Went back to my old home to go through some paperwork and move a few things. It's odd being their. It's comfortable. There are lots of reminders of happier times. My daughters are there and the ex and I chatted about things that need doing (decorating) over a cup of tea. I miss the security, it's been my home for the last 20 odd years and most of the big events of my life have happened while I've been there. My bed was very comfortable too. I miss that :~) Enough of this walk down memory lane. It's in the past now. Although I don't feel it? Maybe I need to face up to this? so I can put all my efforts into making the here and now the beginning of a new and happy life??????????

I don't want to end today's entry on a low and thinking about what I've left behind is making me feel a bit down. So what to do?

Right I know. I'll tell you about my dreams for the future. Now normally this would involve me talking about my pile of stones that looks like a cottage in Brittany France. Today however it's a different dream. This one is set in the not too distant future. It is, to be on-time with all my payments and out goings. It's to have food in the cupboard. Go to the gym regularly. My daughters dropping by occasionally and nice white fresh sheets on my bed. How much of this do you take for granted and not think about.? I used to. Now here I am writing these things down as a goal! Oh and it would be nice to see abit more of MissG as well.

Our relationship is developing nicely. Trust, desire, security and a warmth that exists around us when we are together. Plus a physical relationship which never existed in my long marriage. I cannot stress to you how important being desired and desiring someone is to me. It is starting to be a big plus factor in giving me and building my confidence. I haven't given this much thought till now. Is this significant? does this signal another little change in my makeup?

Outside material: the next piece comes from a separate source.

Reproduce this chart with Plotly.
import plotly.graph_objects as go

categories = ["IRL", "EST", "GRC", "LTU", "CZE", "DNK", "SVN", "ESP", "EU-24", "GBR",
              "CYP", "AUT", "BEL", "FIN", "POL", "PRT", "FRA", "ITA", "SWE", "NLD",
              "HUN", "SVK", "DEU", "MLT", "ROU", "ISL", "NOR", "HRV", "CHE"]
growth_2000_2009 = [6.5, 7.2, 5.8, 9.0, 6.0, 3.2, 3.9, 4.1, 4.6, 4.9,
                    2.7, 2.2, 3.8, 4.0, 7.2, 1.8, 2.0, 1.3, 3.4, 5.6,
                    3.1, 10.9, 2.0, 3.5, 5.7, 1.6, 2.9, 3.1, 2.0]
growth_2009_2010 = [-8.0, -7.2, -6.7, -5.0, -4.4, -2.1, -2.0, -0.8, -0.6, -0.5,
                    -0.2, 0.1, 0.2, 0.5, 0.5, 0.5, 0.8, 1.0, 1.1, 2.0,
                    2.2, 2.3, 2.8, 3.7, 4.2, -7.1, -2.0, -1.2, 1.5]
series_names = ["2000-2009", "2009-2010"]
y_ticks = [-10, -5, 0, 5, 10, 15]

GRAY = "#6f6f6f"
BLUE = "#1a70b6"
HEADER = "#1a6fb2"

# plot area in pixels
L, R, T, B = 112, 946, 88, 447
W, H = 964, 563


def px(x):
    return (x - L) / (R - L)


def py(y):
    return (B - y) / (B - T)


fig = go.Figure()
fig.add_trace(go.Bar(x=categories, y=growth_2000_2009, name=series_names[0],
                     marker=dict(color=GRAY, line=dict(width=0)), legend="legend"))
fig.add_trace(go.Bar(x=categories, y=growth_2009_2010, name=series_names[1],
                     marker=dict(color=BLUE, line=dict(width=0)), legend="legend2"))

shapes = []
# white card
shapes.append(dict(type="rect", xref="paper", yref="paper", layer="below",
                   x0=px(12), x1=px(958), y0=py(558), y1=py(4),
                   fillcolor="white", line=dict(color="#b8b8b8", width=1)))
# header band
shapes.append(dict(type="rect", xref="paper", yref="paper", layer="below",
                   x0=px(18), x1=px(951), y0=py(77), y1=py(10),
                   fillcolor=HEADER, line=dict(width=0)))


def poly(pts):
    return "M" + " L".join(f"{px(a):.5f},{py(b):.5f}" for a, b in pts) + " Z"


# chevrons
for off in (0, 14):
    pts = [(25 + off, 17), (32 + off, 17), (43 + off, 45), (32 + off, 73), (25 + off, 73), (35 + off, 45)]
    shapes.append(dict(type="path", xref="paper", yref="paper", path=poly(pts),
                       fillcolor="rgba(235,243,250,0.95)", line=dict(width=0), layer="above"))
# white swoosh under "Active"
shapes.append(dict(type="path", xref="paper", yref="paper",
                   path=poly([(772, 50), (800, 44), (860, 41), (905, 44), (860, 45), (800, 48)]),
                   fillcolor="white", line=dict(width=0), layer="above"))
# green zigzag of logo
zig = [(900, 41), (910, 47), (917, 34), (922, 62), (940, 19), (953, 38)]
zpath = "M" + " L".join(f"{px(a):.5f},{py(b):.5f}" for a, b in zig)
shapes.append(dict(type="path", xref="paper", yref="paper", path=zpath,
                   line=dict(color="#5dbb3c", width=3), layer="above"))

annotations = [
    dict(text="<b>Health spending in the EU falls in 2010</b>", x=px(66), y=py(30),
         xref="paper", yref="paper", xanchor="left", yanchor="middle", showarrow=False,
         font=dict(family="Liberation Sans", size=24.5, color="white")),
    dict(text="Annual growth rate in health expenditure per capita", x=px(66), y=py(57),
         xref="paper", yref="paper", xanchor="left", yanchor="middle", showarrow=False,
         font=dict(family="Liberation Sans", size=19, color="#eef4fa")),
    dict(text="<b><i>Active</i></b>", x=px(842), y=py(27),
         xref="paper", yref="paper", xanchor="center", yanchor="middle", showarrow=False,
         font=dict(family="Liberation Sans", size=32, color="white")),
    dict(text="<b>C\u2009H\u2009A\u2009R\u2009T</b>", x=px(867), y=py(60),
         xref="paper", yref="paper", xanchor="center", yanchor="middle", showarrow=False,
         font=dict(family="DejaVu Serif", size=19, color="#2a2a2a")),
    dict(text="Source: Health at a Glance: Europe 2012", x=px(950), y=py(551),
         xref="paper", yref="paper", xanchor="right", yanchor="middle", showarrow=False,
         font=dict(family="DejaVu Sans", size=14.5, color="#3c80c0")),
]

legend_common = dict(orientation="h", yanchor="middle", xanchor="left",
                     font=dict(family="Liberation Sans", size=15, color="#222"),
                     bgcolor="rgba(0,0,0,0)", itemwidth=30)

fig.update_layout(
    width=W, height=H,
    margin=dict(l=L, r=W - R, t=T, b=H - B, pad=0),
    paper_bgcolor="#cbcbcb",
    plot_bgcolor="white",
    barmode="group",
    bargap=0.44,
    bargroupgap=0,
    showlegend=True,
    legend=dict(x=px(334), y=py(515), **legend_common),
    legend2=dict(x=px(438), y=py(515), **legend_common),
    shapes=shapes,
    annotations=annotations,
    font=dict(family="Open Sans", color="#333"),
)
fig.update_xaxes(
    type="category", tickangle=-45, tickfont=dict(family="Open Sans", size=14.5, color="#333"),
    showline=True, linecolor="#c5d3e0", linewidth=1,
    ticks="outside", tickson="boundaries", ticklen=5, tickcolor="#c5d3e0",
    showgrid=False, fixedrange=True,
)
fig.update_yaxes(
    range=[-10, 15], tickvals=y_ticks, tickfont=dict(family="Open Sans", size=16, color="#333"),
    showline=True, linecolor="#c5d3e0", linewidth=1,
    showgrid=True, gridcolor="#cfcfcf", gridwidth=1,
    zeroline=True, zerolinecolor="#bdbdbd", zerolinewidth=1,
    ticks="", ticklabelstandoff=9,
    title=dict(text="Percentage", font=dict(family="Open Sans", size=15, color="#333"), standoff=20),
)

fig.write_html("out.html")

A move in the right direction? Too many questions to ponder over tonight but before I go lets choose a star of the day.

My Star Person of the day is the French writer Colette.

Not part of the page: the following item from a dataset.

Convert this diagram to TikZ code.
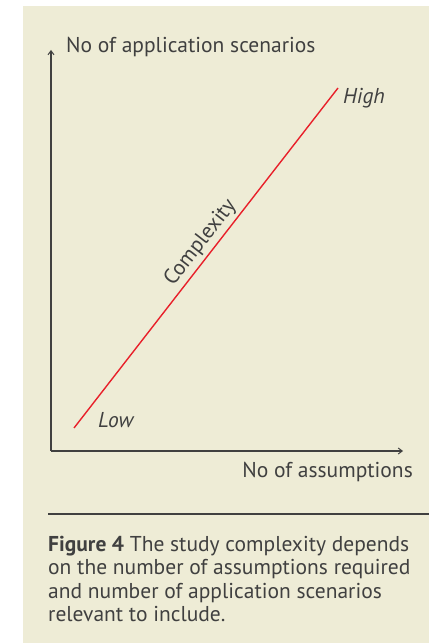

Sidonie-Gabrielle Colette (1873 – 1954).

Colette's writing explored the struggle between independent identity and passionate love.

She was a controversial figure. On one hand her private life was scandalous and very public and on the other she took great personal risks. During the German occupation of France during World War II she aided her Jewish friends, including hiding her husband in her attic all through the War. She was awarded the Legion d'honneur and was the first woman in France to be given a State Funeral. She wasn't a saint by any means but she certainly lived a full life and wrote about it.

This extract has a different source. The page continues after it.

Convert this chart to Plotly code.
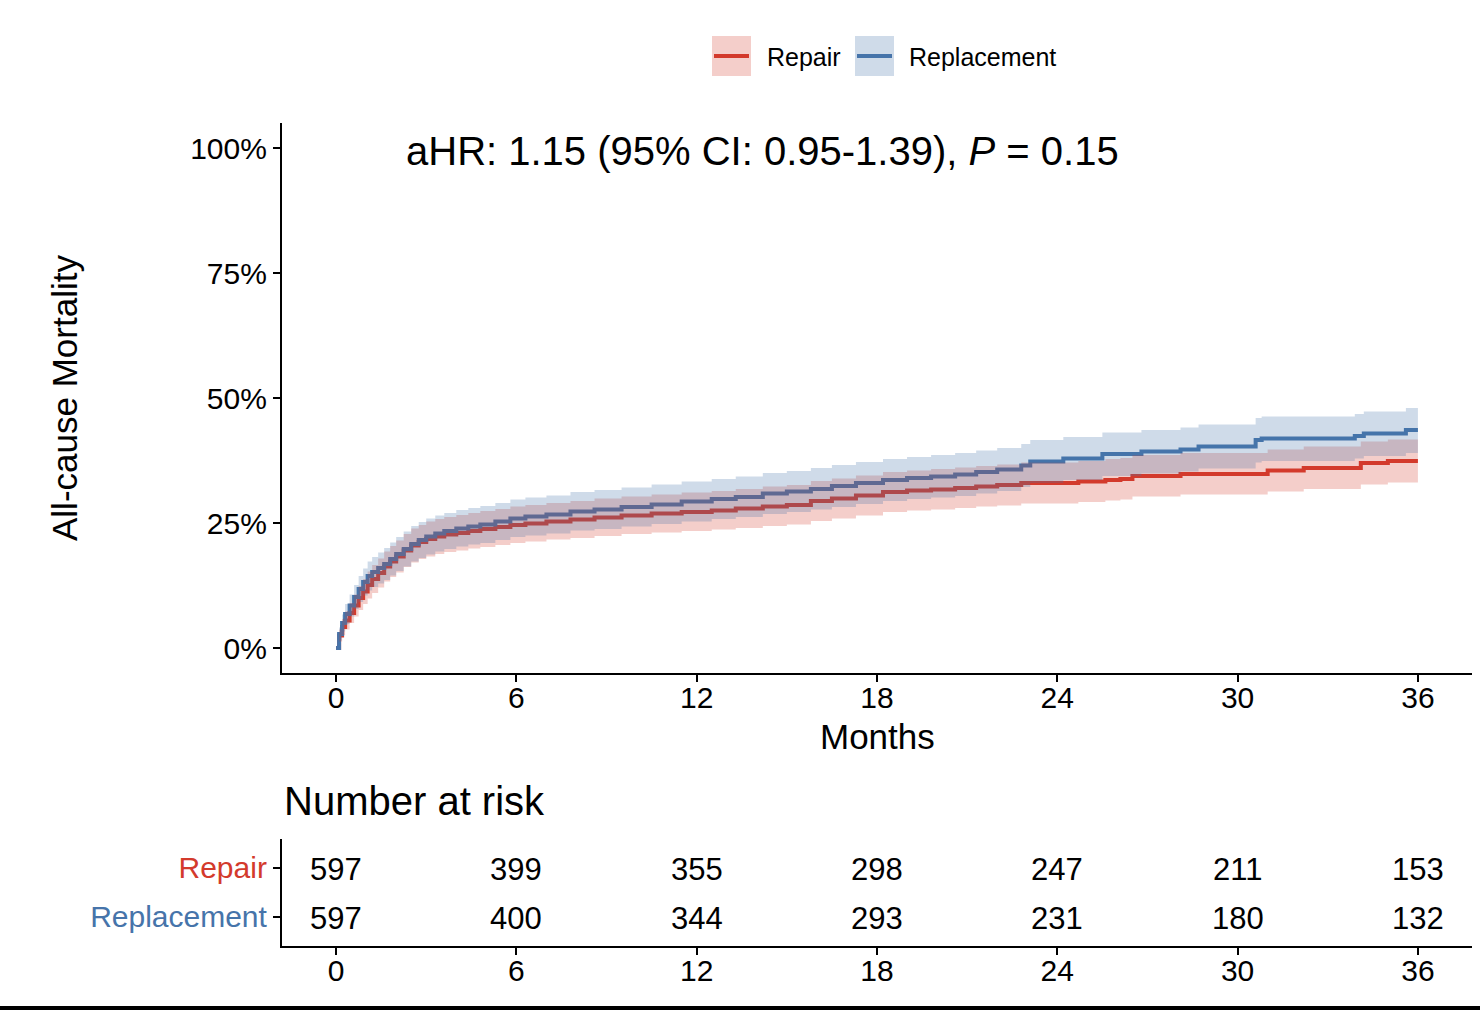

 http://www.kirjasto.sci.fi/colette.htm

http://en.wikipedia.org/wiki/Colette

Onwards and upwards :~)

Tuesday 1 February 2011

Day 305. Past thoughts......

As I drove back last night, from an evening at the cinema with MissG. My mind wandered back to my childhood and a very special lady in my life, Mrs Richardson.

I had terrible problems learning to read and write as a youngster and when I was about 8 or 9 I had special reading classes with this lady. Which in the mid 60's in a state school in Cambelwell was a huge stroke of luck  If it hadn't been for her I don't know where I'd be now. I love to read and am beginning to enjoy writing too. There hasn't been a month in my life where I haven't thought of this woman. She's been the most influential person in my life. I guess she's past on now and this, thank you to her is long overdue but "thank you Mrs Richardson".

The day hasn't gone too badly. Sorted out a nonworking boiler in the morning. Tried to sort out a tiny leak on a shower tray in the afternoon and have had four call-outs  so far to boot.

Someone else who enabled others to read was Louis Braille. So he's my star man today.